The process begins with the preparation of the polyurethane material, which is typically a two-component system consisting of a polyol and an isocyanate. These components are mixed in precise ratios to initiate a chemical reaction that produces the polyurethane polymer. Unlike thermoplastic injection molding, where the material is melted and then injected into a mold, polyurethane injection molding often involves reactive molding. This means that the polymerization occurs as the mixture is injected, allowing for rapid curing and the formation of solid parts. The mixing equipment used in polyurethane injection molding must ensure uniform dispersion of the components to avoid defects such as bubbles, voids, or incomplete curing.
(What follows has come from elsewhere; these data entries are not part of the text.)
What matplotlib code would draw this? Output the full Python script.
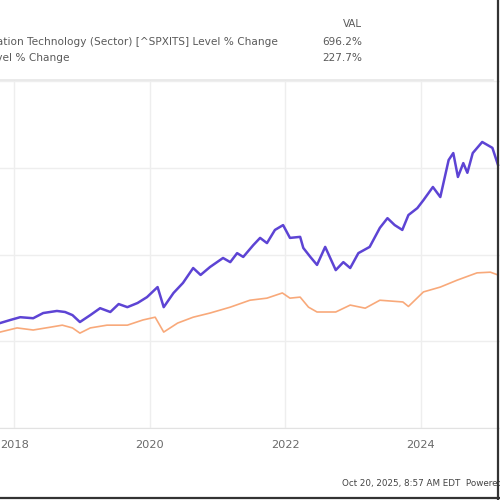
import matplotlib
matplotlib.use("Agg")
import matplotlib.pyplot as plt
import matplotlib.dates as mdates
from matplotlib.lines import Line2D
import pandas as pd

# level % change
tech_dates = ["2017-10-15", "2017-12-10", "2018-02-01", "2018-04-12", "2018-06-05", "2018-08-18",
              "2018-10-01", "2018-11-10", "2018-12-20", "2019-02-14", "2019-04-08", "2019-06-02",
              "2019-07-17", "2019-09-02", "2019-10-27", "2019-12-17", "2020-02-12", "2020-03-16",
              "2020-05-08", "2020-06-28", "2020-08-22", "2020-10-01", "2020-11-21", "2021-01-30",
              "2021-03-10", "2021-04-16", "2021-05-19", "2021-07-12", "2021-08-18", "2021-09-24",
              "2021-11-06", "2021-12-20", "2022-01-26", "2022-03-22", "2022-04-08", "2022-05-16",
              "2022-06-21", "2022-08-04", "2022-09-30", "2022-11-10", "2022-12-17", "2023-01-30",
              "2023-04-01", "2023-05-26", "2023-07-06", "2023-08-14", "2023-09-24", "2023-10-27",
              "2023-12-14", "2024-01-16", "2024-03-07", "2024-04-16", "2024-05-31", "2024-06-25",
              "2024-07-20", "2024-08-18", "2024-09-09", "2024-10-08", "2024-11-28", "2025-01-22",
              "2025-02-21"]
tech_pct = [52, 61, 69, 66, 81, 87,
            84, 75, 55, 75, 95, 84,
            107, 98, 110, 127, 156, 98,
            139, 168, 211, 191, 214, 240,
            228, 254, 243, 277, 298, 283,
            321, 335, 298, 301, 269, 243,
            220, 272, 205, 228, 211, 254,
            272, 327, 355, 335, 321, 364,
            384, 407, 445, 416, 523, 543,
            474, 514, 486, 543, 575, 558,
            509]

spx_dates = ["2017-10-15", "2018-01-15", "2018-04-12", "2018-07-12", "2018-09-16", "2018-11-10",
             "2018-12-20", "2019-02-14", "2019-05-15", "2019-09-02", "2019-11-25", "2020-01-30",
             "2020-03-16", "2020-05-30", "2020-08-22", "2020-11-21", "2021-03-10", "2021-06-24",
             "2021-09-24", "2021-12-16", "2022-01-26", "2022-03-22", "2022-05-06", "2022-06-21",
             "2022-09-30", "2022-12-17", "2023-03-08", "2023-05-26", "2023-09-27", "2023-10-27",
             "2024-01-16", "2024-04-16", "2024-07-16", "2024-10-31", "2025-01-11", "2025-02-21"]
spx_pct = [26, 38, 32, 40, 46, 38,
           23, 38, 46, 46, 61, 69,
           26, 52, 69, 81, 98, 118,
           124, 139, 124, 127, 98, 84,
           84, 104, 95, 118, 113, 100,
           142, 156, 176, 197, 199, 191]

tech_label = "S&P 500 Information Technology (Sector) [^SPXITS] Level % Change"
spx_label = "S&P 500 Level % Change"
tech_val = "696.2%"
spx_val = "227.7%"
year_ticks = ["2018-01-01", "2020-01-01", "2022-01-01", "2024-01-01"]
y_grid = [-250, 0, 250, 500, 750]

purple = "#4b2fd0"
orange = "#f8a06c"
txt = "#5a5a5a"

fig = plt.figure(figsize=(5, 5), dpi=100)
ax = fig.add_axes([0, 0.144, 1.0, 0.696])

ax.plot(pd.to_datetime(spx_dates), spx_pct, color=orange, lw=1.2, alpha=0.9)
ax.plot(pd.to_datetime(tech_dates), tech_pct, color=purple, lw=1.8, alpha=0.9)

ax.set_xlim(pd.Timestamp("2017-10-15"), pd.Timestamp("2025-03-04"))
ax.set_ylim(-251, 754)
ax.set_yticks(y_grid)
ax.set_xticks(pd.to_datetime(year_ticks))
ax.xaxis.set_major_formatter(mdates.DateFormatter("%Y"))
ax.grid(True, color="#eeeeee", lw=1.0)
ax.tick_params(axis="y", left=False, labelleft=False)
ax.tick_params(axis="x", length=0, pad=9, labelsize=8.2, labelcolor="#6a6a6a")
for s in ["top", "right", "left"]:
    ax.spines[s].set_visible(False)
ax.spines["bottom"].set_color("#e2e2e2")

# header
fig.text(362 / 500, 1 - 24 / 500, "VAL", ha="right", va="center", fontsize=7.4, color=txt)
fig.text(278 / 500, 1 - 42 / 500, tech_label, ha="right", va="center", fontsize=7.6, color=txt)
fig.text(70 / 500, 1 - 58 / 500, spx_label, ha="right", va="center", fontsize=7.6, color=txt)
fig.text(362 / 500, 1 - 42 / 500, tech_val, ha="right", va="center", fontsize=7.6, color=txt)
fig.text(362 / 500, 1 - 58 / 500, spx_val, ha="right", va="center", fontsize=7.6, color=txt)
fig.add_artist(Line2D([0, 493 / 500], [1 - 80 / 500] * 2, color="#e6e6e6", lw=1.2))

# footer
fig.text(342 / 500, 1 - 484 / 500, "Oct 20, 2025, 8:57 AM EDT  Powered by YCHARTS",
         ha="left", va="center", fontsize=6.3, color="#444444")

# screenshot frame
fig.add_artist(Line2D([498 / 500] * 2, [0, 1], color="#333333", lw=1.6))
fig.add_artist(Line2D([0, 1], [2 / 500] * 2, color="#333333", lw=1.6))

fig.savefig("out.png", dpi=100)
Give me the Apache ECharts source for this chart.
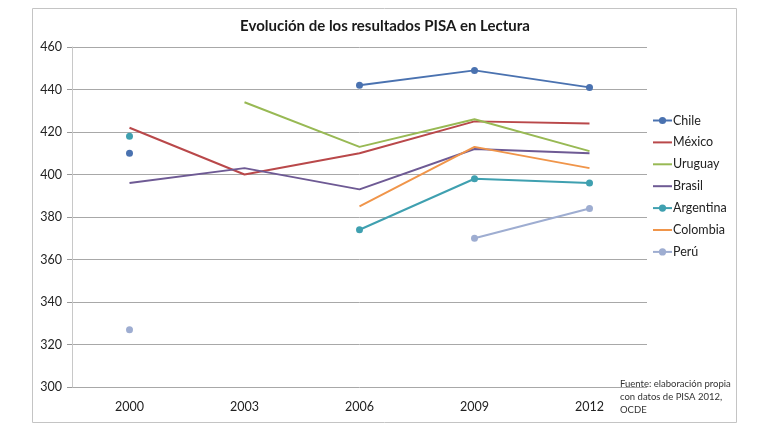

Once the polyurethane mixture is ready, it is injected into a mold cavity under controlled pressure and temperature conditions. Molds used in this process are usually made of steel or aluminum and are designed to match the exact shape of the desired component. They may also include features such as cooling channels or heating elements to regulate the curing process. The ability to produce detailed, high-precision molds allows manufacturers to create parts with complex geometries, fine textures, and tight tolerances, which are often difficult to achieve using other molding methods.
One of the main advantages of polyurethane injection molding is the wide range of mechanical properties that can be achieved by adjusting the formulation of the polyurethane. For example, the hardness of the final product can be controlled from very soft and flexible to rigid and high-strength. This flexibility allows engineers to tailor parts to specific applications, whether it is for shock-absorbing components, seals, gaskets, or structural elements. Additionally, polyurethane parts exhibit excellent resistance to wear, impact, and chemicals, which makes them suitable for demanding environments.
Another benefit of polyurethane injection molding is its efficiency in producing high volumes of parts. Once the mold is created, the process can be repeated with minimal variation, ensuring consistent quality across batches. The fast curing times of polyurethane also contribute to shorter cycle times compared to traditional thermoset molding processes. This combination of precision, repeatability, and speed makes polyurethane injection molding an attractive choice for manufacturers looking to optimize production and reduce costs.